Nanoparticles are microscopic structures—smaller than 100 nanometers in diameter— designed to locate and interrupt disease processes in the body. They may also be composed of metals that can be detected during diagnostic imaging once they have traveled to a specified region of the body. Simberg’s team performed tests that included nanoparticles containing iron, as well as two other nanoparticles of a type called liposomes, both of which are approved for treatment of breast cancer and gastrointestinal cancer. They ran their tests in the laboratory, observing molecular activity in two forms of blood products—serum and plasma from healthy donors and plasma alone from donors diagnosed with metastatic breast cancer.

The team observed that natural antibodies, called immunoglobulins, were among other proteins that formed on the nanoparticle corona. In the presence of immunoglobulins, a complement protein called C3, bound to those immunoglobulins, which was the switch that targeted the nanoparticle for immune attack. In the body, this process results in the destruction of the nanoparticle before it can impart any benefit or could result in a dangerous, sudden immune response, called anaphylaxis.

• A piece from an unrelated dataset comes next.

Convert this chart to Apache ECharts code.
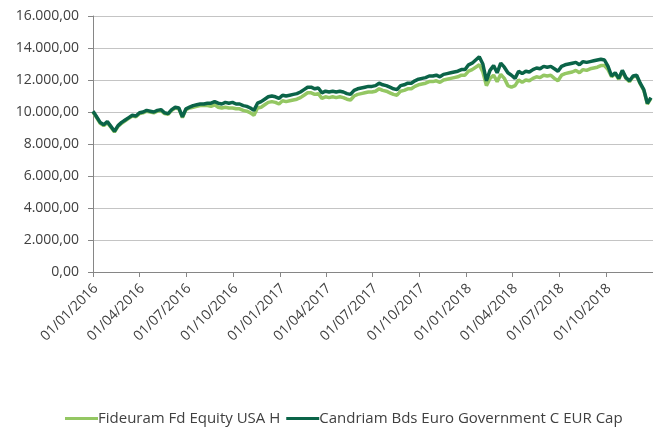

To further demonstrate the immune triggering mechanism, the team removed the natural antibodies from the blood-product samples and observed that the complementary immune activation did not result. When they returned antibodies to the blood products, complement activation occurred as before or even stronger.

“In all of the nanoparticles that we tested, complement activation was dependent on the binding of certain of these natural antibodies to nanoparticles,” Simberg said. “Interestingly, the antibodies bind to the proteins in the corona, rather than to the pristine nanoparticle surface itself. If a person has a high level of antibodies that can recognize a particular type of nanoparticle, this person will have a high complement activation. The study gave us an exciting new angle on how the system recognizes nanomaterials.”

The team had published previously that that a nanoparticle’s corona is important for complement attack, but this is the first study that pinpoints natural antibodies as the critical player in triggering immune attacks. This discovery will guide future research into ways that nanoparticles can be designed with protection from complement immune system attacks. Tools do not yet exist, however, that can predict which patients are likely to obtain a positive benefit from nanoparticle therapies and which would experience an immunologic reaction to the therapy. Simberg suggests that personalized medicine approaches are needed to predict effects that nanomaterials may produce in the body of different individuals.

“This knowledge step is important for designing a better coating so the particles can be more biocompatible and safer,” Simberg said. “I’m a really big fan and proponent of mechanistic studies in the nanodrug delivery field that can guide us to better designs.”

“This is a study with important lessons for nanoparticle therapy development and use,” said David Rampulla, Ph.D., director of the NIBIB program in Biomaterials. “In their findings, Simberg’s team have shown that nanomedicine advances require a combination of specialized skills, from engineering, pharmacology, biochemistry, immunology and more. It is truly complex, but the possible applications are promising.”

In future studies, Simberg’s team will investigate the mechanisms that enable natural antibodies to bind to proteins in the corona and how the nanoparticle surface can be designed to prevent adverse immune reactions.